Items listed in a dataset
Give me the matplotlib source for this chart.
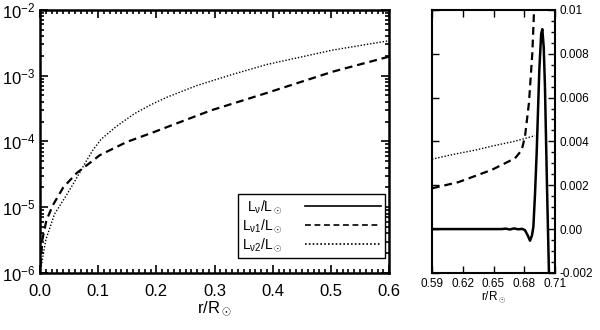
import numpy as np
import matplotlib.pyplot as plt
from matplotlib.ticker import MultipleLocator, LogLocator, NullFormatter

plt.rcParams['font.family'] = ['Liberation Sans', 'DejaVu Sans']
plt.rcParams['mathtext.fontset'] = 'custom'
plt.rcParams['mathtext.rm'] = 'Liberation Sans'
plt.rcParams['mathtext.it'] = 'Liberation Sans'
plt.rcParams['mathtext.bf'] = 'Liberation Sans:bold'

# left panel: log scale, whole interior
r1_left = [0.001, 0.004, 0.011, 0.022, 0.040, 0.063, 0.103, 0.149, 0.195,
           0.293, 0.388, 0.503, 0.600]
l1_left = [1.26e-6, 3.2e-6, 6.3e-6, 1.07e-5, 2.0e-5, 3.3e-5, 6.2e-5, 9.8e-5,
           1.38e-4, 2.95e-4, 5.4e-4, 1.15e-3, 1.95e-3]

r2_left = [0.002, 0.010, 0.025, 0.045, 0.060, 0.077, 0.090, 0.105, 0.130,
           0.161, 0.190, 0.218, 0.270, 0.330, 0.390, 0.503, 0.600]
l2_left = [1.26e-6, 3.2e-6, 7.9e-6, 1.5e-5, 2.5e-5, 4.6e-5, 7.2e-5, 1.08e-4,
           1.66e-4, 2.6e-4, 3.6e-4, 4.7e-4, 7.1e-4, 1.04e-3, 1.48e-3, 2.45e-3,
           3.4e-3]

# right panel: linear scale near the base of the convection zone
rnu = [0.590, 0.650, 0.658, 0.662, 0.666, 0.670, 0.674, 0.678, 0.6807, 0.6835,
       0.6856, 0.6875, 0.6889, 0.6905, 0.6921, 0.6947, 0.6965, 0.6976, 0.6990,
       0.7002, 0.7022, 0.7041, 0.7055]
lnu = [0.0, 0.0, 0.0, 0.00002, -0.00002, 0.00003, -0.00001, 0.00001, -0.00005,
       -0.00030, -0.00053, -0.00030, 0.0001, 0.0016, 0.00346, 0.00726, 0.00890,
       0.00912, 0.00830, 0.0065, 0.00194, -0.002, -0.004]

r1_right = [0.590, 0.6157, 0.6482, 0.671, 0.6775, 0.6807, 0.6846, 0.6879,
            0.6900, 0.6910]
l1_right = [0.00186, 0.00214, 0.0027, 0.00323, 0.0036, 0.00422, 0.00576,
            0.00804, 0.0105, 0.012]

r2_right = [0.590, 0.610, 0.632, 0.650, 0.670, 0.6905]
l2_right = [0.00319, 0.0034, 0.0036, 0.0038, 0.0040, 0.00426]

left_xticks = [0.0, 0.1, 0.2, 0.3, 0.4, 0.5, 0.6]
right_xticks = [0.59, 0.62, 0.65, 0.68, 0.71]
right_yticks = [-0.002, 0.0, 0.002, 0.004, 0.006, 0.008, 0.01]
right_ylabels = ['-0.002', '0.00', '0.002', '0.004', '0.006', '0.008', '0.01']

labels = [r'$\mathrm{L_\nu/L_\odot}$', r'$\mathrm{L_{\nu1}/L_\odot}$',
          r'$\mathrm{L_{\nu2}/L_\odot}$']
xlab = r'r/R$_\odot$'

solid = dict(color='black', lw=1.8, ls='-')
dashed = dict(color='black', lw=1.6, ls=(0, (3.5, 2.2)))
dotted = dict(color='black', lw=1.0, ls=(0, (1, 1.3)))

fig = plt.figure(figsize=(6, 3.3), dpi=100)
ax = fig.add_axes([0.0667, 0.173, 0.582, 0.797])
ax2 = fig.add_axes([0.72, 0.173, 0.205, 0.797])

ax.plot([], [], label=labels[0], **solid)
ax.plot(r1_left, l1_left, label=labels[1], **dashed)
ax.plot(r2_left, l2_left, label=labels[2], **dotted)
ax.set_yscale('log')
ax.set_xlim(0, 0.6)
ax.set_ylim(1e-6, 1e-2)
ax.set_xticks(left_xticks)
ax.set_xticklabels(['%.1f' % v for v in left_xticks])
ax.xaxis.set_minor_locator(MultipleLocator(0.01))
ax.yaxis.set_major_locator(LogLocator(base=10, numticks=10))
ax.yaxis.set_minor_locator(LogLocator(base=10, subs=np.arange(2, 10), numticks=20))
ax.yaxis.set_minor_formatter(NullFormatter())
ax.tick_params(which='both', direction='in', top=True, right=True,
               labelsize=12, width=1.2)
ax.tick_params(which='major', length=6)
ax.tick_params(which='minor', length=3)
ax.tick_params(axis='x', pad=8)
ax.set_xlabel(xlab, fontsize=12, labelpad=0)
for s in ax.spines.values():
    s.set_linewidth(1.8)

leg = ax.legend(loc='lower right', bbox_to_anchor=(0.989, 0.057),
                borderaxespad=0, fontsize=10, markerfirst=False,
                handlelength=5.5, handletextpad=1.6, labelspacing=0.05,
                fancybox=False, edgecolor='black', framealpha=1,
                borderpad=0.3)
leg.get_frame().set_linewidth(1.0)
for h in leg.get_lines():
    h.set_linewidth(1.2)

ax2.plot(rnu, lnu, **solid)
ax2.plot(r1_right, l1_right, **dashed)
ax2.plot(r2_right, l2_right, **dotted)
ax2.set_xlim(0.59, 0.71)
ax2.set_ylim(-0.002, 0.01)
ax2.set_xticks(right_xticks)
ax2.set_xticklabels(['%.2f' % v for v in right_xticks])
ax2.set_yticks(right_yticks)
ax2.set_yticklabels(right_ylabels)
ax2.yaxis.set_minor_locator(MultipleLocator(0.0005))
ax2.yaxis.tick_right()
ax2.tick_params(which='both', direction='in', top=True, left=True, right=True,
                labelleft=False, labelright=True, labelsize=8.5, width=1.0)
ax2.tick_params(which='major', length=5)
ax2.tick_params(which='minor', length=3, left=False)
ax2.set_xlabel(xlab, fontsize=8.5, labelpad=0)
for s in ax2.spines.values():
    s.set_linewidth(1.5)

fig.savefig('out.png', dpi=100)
...
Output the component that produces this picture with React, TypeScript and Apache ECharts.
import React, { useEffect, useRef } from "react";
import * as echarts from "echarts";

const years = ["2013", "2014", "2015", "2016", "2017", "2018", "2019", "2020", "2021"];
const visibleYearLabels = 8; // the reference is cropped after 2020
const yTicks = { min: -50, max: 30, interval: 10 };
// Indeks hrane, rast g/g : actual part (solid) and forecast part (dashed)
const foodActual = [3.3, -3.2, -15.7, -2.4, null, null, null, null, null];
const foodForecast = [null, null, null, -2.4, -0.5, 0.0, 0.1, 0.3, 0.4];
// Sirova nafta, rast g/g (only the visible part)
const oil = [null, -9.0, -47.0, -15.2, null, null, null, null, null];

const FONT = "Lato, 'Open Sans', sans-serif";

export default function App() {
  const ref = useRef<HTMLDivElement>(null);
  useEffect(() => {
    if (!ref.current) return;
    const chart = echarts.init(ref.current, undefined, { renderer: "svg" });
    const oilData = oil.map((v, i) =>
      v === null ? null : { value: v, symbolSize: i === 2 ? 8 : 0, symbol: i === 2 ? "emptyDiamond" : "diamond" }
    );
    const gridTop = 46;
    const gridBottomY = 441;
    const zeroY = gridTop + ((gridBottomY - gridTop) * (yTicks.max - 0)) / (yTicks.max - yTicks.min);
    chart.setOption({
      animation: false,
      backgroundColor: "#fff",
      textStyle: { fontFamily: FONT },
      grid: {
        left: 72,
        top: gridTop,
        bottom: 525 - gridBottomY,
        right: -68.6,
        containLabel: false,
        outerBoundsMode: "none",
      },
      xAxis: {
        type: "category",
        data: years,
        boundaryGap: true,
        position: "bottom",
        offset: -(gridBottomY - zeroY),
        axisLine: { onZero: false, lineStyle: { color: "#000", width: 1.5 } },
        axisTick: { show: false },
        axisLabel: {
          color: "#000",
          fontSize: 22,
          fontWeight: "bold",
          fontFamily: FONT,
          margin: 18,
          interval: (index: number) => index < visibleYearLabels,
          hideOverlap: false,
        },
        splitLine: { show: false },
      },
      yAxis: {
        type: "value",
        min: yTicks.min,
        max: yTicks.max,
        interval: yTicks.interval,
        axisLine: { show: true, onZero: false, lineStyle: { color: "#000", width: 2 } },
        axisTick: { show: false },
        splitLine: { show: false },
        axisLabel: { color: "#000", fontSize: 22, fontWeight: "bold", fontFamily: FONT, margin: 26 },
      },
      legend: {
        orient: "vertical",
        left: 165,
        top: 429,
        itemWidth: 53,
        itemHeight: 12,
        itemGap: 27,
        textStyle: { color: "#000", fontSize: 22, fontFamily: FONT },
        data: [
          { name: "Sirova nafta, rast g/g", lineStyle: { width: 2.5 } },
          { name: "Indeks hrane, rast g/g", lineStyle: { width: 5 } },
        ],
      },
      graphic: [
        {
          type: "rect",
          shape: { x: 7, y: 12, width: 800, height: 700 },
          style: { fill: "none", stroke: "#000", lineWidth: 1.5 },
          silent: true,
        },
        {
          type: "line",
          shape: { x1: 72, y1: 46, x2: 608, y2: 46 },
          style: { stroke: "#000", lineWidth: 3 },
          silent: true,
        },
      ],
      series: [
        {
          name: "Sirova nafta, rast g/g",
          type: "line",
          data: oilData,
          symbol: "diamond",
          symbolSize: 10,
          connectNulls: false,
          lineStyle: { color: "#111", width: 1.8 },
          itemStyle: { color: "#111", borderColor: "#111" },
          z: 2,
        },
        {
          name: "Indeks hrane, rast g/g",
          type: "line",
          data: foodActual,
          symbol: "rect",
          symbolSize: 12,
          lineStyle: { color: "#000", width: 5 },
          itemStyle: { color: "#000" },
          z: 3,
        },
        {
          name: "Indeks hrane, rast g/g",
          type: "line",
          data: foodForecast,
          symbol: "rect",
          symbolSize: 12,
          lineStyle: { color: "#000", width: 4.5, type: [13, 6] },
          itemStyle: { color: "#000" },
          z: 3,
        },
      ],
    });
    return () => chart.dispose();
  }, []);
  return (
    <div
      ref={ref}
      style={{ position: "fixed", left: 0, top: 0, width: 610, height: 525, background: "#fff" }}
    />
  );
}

What is needed:
Extract the lines from the line with "Output the component" through the line with "import * as". Keep both of those lines, copy everything exactly, and add nothing.

Result of this task:
Output the component that produces this picture with React, TypeScript and Apache ECharts.
import React, { useEffect, useRef } from "react";
import * as echarts from "echarts";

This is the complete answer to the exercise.